The battle on Capitol Hill will essentially unfold in two phases, first centred on the nomination fight itself and then on the fallout for the November elections.

The question for Republicans is whether the party's voters will turn out in November if Kennedy's replacement is already seated. Matt Mackowiak, a Republican strategist, said it was still far too early to know how the court nominating process would play out.

He said Democratic senators running for reelection in conservative states, like West Virginia and Indiana, face a "lose-lose" scenario: risk angering their base voters by supporting Trump's pick, or vote no and harm their chances among the Republicans and moderates they still need to win.

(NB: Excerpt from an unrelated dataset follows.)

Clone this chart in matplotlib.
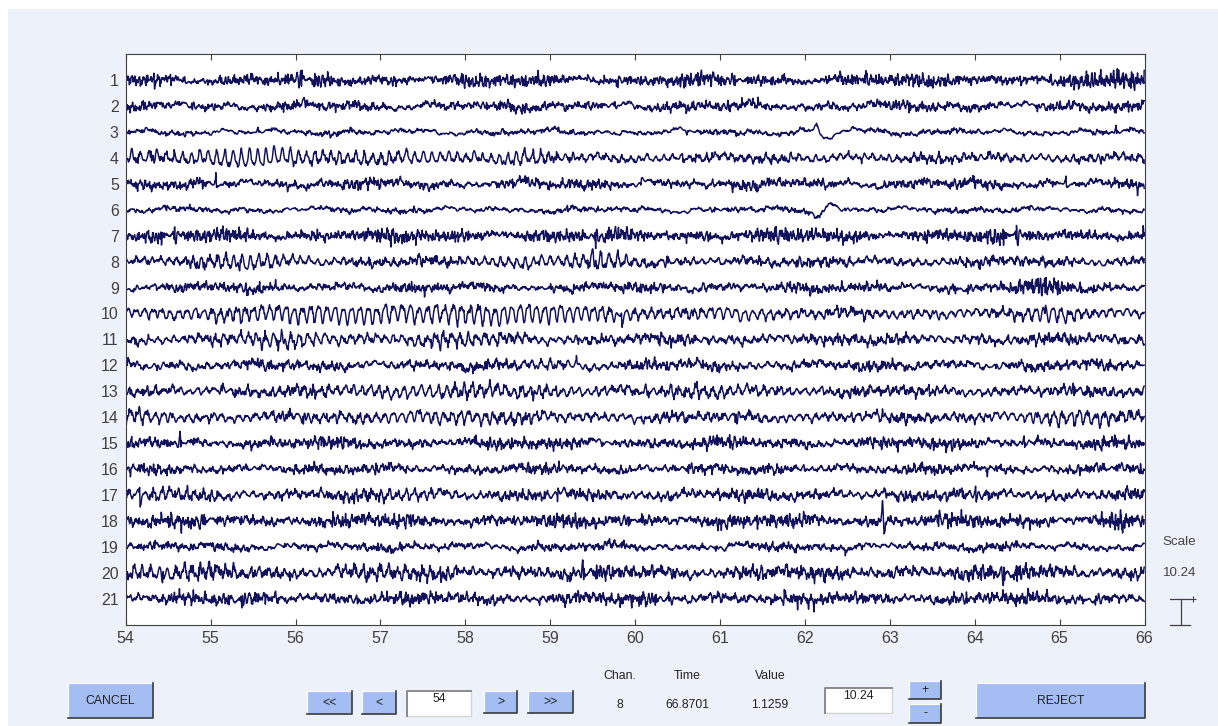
import numpy as np
import matplotlib
matplotlib.use("Agg")
import matplotlib.pyplot as plt
from matplotlib.patches import Rectangle
from matplotlib.lines import Line2D

plt.rcParams["font.family"] = ["Liberation Sans", "DejaVu Sans"]

W, H = 1218, 726

# display window
t_start, t_end = 54, 66
srate = 256
spacing = 10.24
channels = list(range(1, 22))
xticks = list(range(54, 67))

# per-channel levels (display units): fast activity, slow drift, background alpha
hf_amp = [0.90, 0.60, 0.30, 0.48, 0.62, 0.30, 0.95, 0.55, 0.60, 0.48, 0.60,
          0.60, 0.60, 0.55, 0.72, 0.60, 0.66, 0.85, 0.48, 0.85, 0.78]
slow_amp = [0.45, 0.60, 0.55, 0.45, 0.60, 0.50, 0.40, 0.45, 0.50, 0.45, 0.45,
            0.55, 0.45, 0.45, 0.45, 0.45, 0.50, 0.45, 0.55, 0.50, 0.45]
alpha_amp = [0.3, 0.5, 0.35, 0.9, 0.5, 0.35, 0.4, 0.8, 0.5, 1.1, 0.9,
             0.7, 0.9, 1.0, 0.6, 0.6, 0.8, 0.6, 0.5, 0.9, 0.7]
alpha_freq = [10.1, 9.9, 10.0, 10.2, 9.8, 10.0, 10.3, 10.2, 9.9, 10.2, 10.1,
              9.7, 10.2, 10.0, 10.4, 9.9, 10.1, 10.3, 9.8, 10.0, 10.1]

# alpha bursts: (channel, centre s, width s, amplitude)
alpha_bursts = [
    (4, 54.15, 0.15, 0.8), (4, 55.5, 0.55, 2.2), (4, 57.3, 0.6, 1.1), (4, 58.7, 0.2, 1.3),
    (8, 55.4, 0.4, 1.6), (8, 58.7, 0.4, 0.8), (8, 59.6, 0.25, 1.8),
    (10, 56.6, 1.2, 1.8), (10, 58.8, 0.8, 1.6), (10, 61.2, 0.3, 0.8), (10, 64.9, 0.2, 1.5),
    (11, 55.9, 0.45, 1.3), (11, 57.9, 0.45, 1.0),
    (12, 59.0, 0.3, 0.6),
    (13, 57.8, 1.0, 1.0), (13, 60.9, 0.4, 0.8),
    (14, 54.15, 0.25, 1.0), (14, 57.8, 0.7, 0.9), (14, 65.2, 0.4, 1.2),
    (17, 54.4, 0.4, 0.8), (17, 57.3, 0.3, 0.7),
    (20, 54.6, 0.5, 1.1), (20, 57.0, 0.4, 0.9),
]

# transients: (channel, time s, width s, amplitude)
events = [
    (3, 62.13, 0.025, 2.8), (3, 62.28, 0.07, -3.2), (3, 62.62, 0.12, 1.2),
    (6, 62.16, 0.04, -3.2), (6, 62.31, 0.06, 2.8),
    (9, 60.80, 0.01, 1.5), (9, 61.77, 0.01, -1.5), (9, 62.75, 0.01, -1.6), (9, 63.70, 0.01, -1.4),
    (18, 62.915, 0.008, 7.5), (18, 62.935, 0.008, -6.3),
]

# stretches of stronger fast activity: (channel, centre s, width s, gain)
hf_bursts = [
    (1, 65.8, 0.2, 1.0), (1, 63.9, 0.1, 0.7), (9, 64.95, 0.25, 1.4),
    (18, 65.7, 0.1, 1.0), (20, 64.5, 0.1, 0.9),
]

t = np.arange(t_start, t_end, 1.0 / srate)
golden = (np.sqrt(5) - 1) / 2
hf_freqs = np.array([13.7, 16.9, 19.3, 23.1, 27.7, 31.3, 36.1, 41.9, 47.3, 53.9,
                     61.3, 67.9, 73.1, 79.7, 87.1, 94.3, 103.7])
slow_freqs = np.array([0.6, 1.3, 2.1, 3.4, 4.9, 6.3])


def _phases(ci, n, salt):
    k = np.arange(1, n + 1)
    return 2 * np.pi * ((golden * (ci * 17 + k * 7 + salt) + np.sqrt(2) * ci * k) % 1.0)


def _bumps(table, ch):
    out = np.zeros_like(t)
    for c, tc, w, a in table:
        if c == ch:
            out += a * np.exp(-0.5 * ((t - tc) / w) ** 2)
    return out


def channel_trace(ch):
    ci = ch - 1
    tweak = 1 + 0.04 * ((ci * golden) % 1.0 - 0.5)
    ph = _phases(ci, len(hf_freqs), 3)
    hf = sum(np.sin(2 * np.pi * f * tweak * t + p) / f ** 0.3
             for f, p in zip(hf_freqs, ph))
    hf /= hf.std()
    mph = _phases(ci, 2, 11)
    mod = 1 + 0.35 * np.sin(2 * np.pi * 0.43 * t + mph[0]) + 0.25 * np.sin(2 * np.pi * 1.1 * t + mph[1])
    hf *= hf_amp[ci] * mod * (1 + _bumps(hf_bursts, ch))

    sph = _phases(ci, len(slow_freqs), 5)
    slow = sum(np.sin(2 * np.pi * f * tweak * t + p) / (1 + 0.3 * f)
               for f, p in zip(slow_freqs, sph))
    slow *= slow_amp[ci] / slow.std()

    aph = _phases(ci, 3, 9)
    theta = 2 * np.pi * alpha_freq[ci] * t + aph[0] + 0.8 * np.sin(2 * np.pi * 0.3 * t + aph[1])
    alpha = np.sin(theta) + 0.3 * np.sin(2 * theta + aph[2])
    alpha *= alpha_amp[ci] + _bumps(alpha_bursts, ch)

    sig = hf + slow + alpha + _bumps(events, ch)
    return sig - sig.mean()


def fx(x):
    return x / W


def fy(y):
    return 1 - y / H


fig = plt.figure(figsize=(W / 100, H / 100), dpi=100, facecolor="#edf2fa")
# window frame strip along the top and left
fig.patches.append(Rectangle((0, fy(9)), 1, 9 / H, transform=fig.transFigure,
                             facecolor="white", edgecolor="none"))
fig.patches.append(Rectangle((0, 0), 7.5 / W, 1, transform=fig.transFigure,
                             facecolor="white", edgecolor="none"))

ax = fig.add_axes([fx(125.7), fy(624.5), fx(1144.5) - fx(125.7), fy(54.3) - fy(624.5)])
ax.set_facecolor("white")
nch = len(channels)
for ch in channels:
    ax.plot(t, channel_trace(ch) + (nch + 1 - ch) * spacing, color="#12125c", lw=1.05)

ax.set_xlim(t_start, t_end)
ax.set_ylim(0, (nch + 1) * spacing)
ax.set_xticks(xticks)
ax.set_xticklabels([str(v) for v in xticks])
ax.set_yticks([(nch + 1 - ch) * spacing for ch in channels])
ax.set_yticklabels([str(ch) for ch in channels])
ax.tick_params(axis="x", direction="in", length=4, width=0.8, top=True, pad=5,
               labelsize=11.5, labelcolor="#404040", color="#404040")
ax.tick_params(axis="y", length=0, pad=5, labelsize=11.5, labelcolor="#404040")
for s in ax.spines.values():
    s.set_color("#404040")
    s.set_linewidth(0.8)

# scale bar, one channel spacing tall
xs = t_end + 0.43
ax.plot([xs, xs], [0, spacing], color="#404040", lw=0.9, clip_on=False)
ax.plot([xs - 0.13, xs + 0.11], [spacing, spacing], color="#404040", lw=0.9, clip_on=False)
ax.plot([xs - 0.13, xs + 0.11], [0, 0], color="#404040", lw=0.9, clip_on=False)
ax.plot([xs + 0.14], [spacing], marker="+", ms=4, mew=0.8, color="#404040", clip_on=False)
ax.text(xs - 0.02, spacing * 3.2, "Scale", ha="center", va="center", fontsize=9.6, color="#444444")
ax.text(xs - 0.02, spacing * 1.97, f"{spacing:.2f}", ha="center", va="center", fontsize=9.6, color="#444444")

btn_color = "#a4bdf3"


def button(x0, y0, x1, y1, label):
    fig.patches.append(Rectangle((fx(x0), fy(y1)), fx(x1) - fx(x0), fy(y0) - fy(y1),
                                 transform=fig.transFigure, facecolor=btn_color, edgecolor="none"))
    fig.lines.append(Line2D([fx(x0), fx(x0), fx(x1)], [fy(y1), fy(y0), fy(y0)],
                            transform=fig.transFigure, color="white", lw=0.8))
    fig.lines.append(Line2D([fx(x0), fx(x1), fx(x1)], [fy(y1), fy(y1), fy(y0)],
                            transform=fig.transFigure, color="#3a3a3a", lw=1.2))
    fig.text(fx((x0 + x1) / 2), fy((y0 + y1) / 2), label, ha="center", va="center",
             fontsize=8.8, color="#222222")


def edit_box(x0, y0, x1, y1, label):
    fig.patches.append(Rectangle((fx(x0), fy(y1)), fx(x1) - fx(x0), fy(y0) - fy(y1),
                                 transform=fig.transFigure, facecolor="white", edgecolor="none"))
    fig.lines.append(Line2D([fx(x0), fx(x1), fx(x1)], [fy(y1), fy(y1), fy(y0)],
                            transform=fig.transFigure, color="#d4d4d4", lw=1.0))
    fig.lines.append(Line2D([fx(x0), fx(x0), fx(x1)], [fy(y1), fy(y0), fy(y0)],
                            transform=fig.transFigure, color="#8a8a8a", lw=1.4))
    fig.text(fx((x0 + x1) / 2), fy(y0 + 8), label, ha="center", va="center",
             fontsize=8.8, color="#222222")


button(68, 683, 153, 718, "CANCEL")
button(307, 691, 352, 714, "<<")
button(362, 691, 396, 714, "<")
edit_box(407, 691, 471, 716, f"{t_start}")
button(484, 691, 517, 713, ">")
button(528, 691, 573, 713, ">>")
edit_box(825, 688, 892, 713, f"{spacing:.2f}")
button(909, 681, 941, 699, "+")
button(909, 704, 941, 723, "-")
button(976, 683, 1145, 718, "REJECT")

# cursor readout
readout = [("Chan.", "8", 620), ("Time", "66.8701", 687), ("Value", "1.1259", 770)]
for head, val, xc in readout:
    fig.text(fx(xc), fy(676), head, ha="center", va="center", fontsize=8.8, color="#222222")
    fig.text(fx(xc), fy(705), val, ha="center", va="center", fontsize=8.8, color="#222222")

fig.savefig("out.png", dpi=100, facecolor=fig.get_facecolor())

"The fact that there's a modest enthusiasm disadvantage isn't all that meaningful because there's already an enthusiasm gap for Republicans," he said, noting Democratic anger towards Trump.

Henne, however, said Democratic anger would only intensify during and after the nomination battle, which is likely to consume Washington for months and thrust the court's ideological makeup into the forefront of voters' minds.

Kennedy's retirement, he said, could provide Democrats with a clear-cut argument in November for the importance of retaking Congress in case further court vacancies arise during the Trump administration.

The poll collected responses online from 1,066 American adults, including 443 Democrats and 381 Republicans. The poll had a credibility interval of 5.3 percentage points among Democrats and 5.7 points among Republicans, meaning that the results could vary in either direction by that amount.